The third idea, finding the joy may be the most difficult as so many parents have a negative association with cleaning. Find the joy. Put on music, take it slow and mindfully. Look for all the reasons as to why you do what you do. Children learn well by example and will too find the joy in life maintenance if they see you experiencing it. If you find housework stressful, your children could develop an aversion to it purely because of it.

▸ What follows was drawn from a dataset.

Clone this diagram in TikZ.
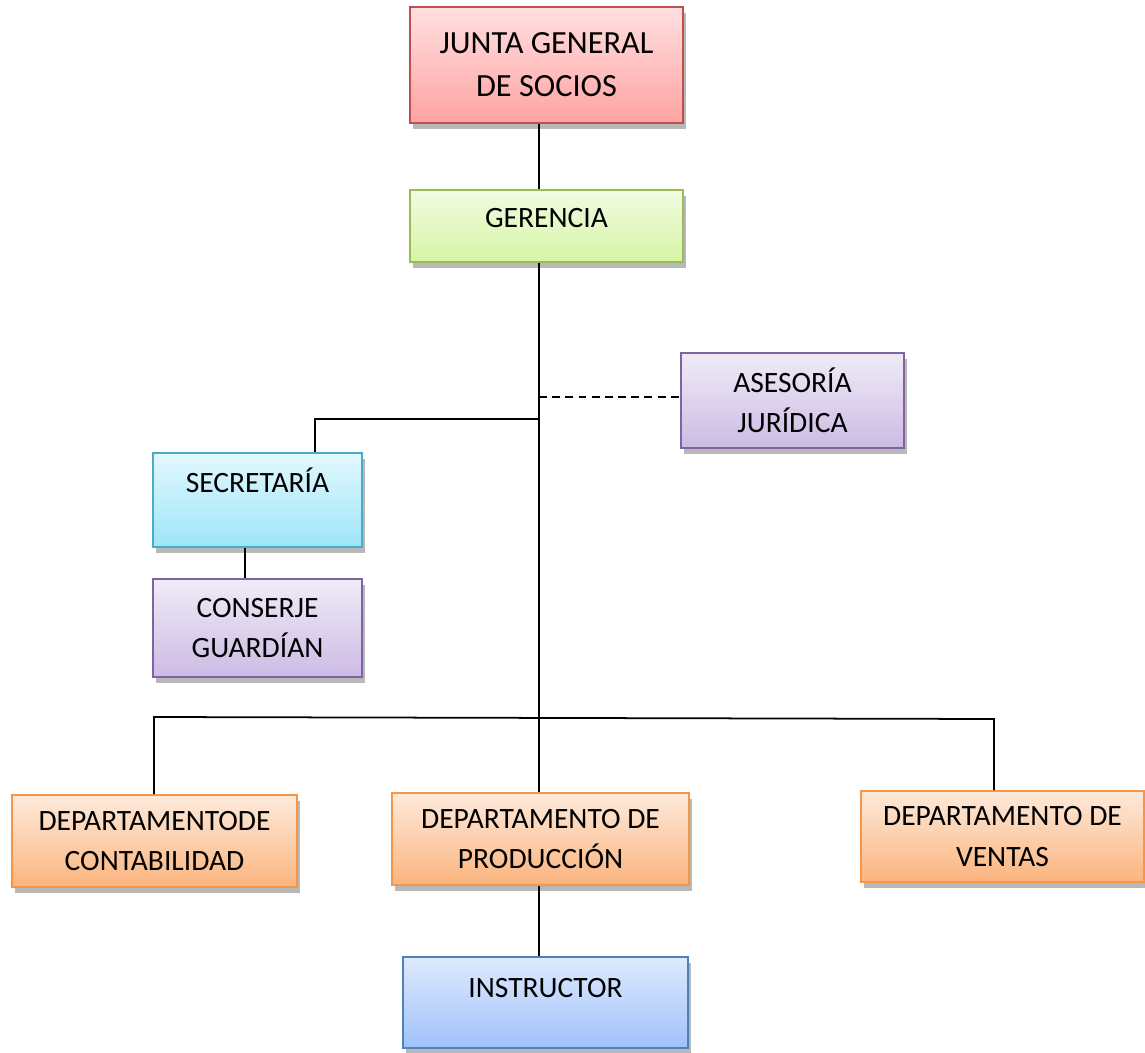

Fourthly, letting go of expectations can mean not expecting a child to clean everything they have done. Children must first learn the skills to clean and they do this by our demonstration and engagement with them. Letting go to me means that at times I will clean something up by myself for my child. Yesterday my son threw his banana peel on the floor. My mom wanted to make him come in and pick it up. Knowing that everyone is doing their best, I picked it up for him. I did this not to enable his bad habits but to let him know that I am here for him as he is for me. We work to look for the things that he does enjoy that contribute to the family. He likes recycling and running errands for me. Both of these are a huge help to me and he will do them without my help. I would never leave my husbands plate on the table until he is ready to do it. That’s not a helping cooperative relationship. I happily do it for him, and the same goes for my child. They all see this and often will return the favour.
It’s not about who does more, it’s more about how much can we love…
Here are the children playing kitchen. The oldest is only three and has initiated cleanup, notice how the younger two are watching her? 🙂
I have found that children are eager for order, they just need the space and freedom to discover how that looks to them.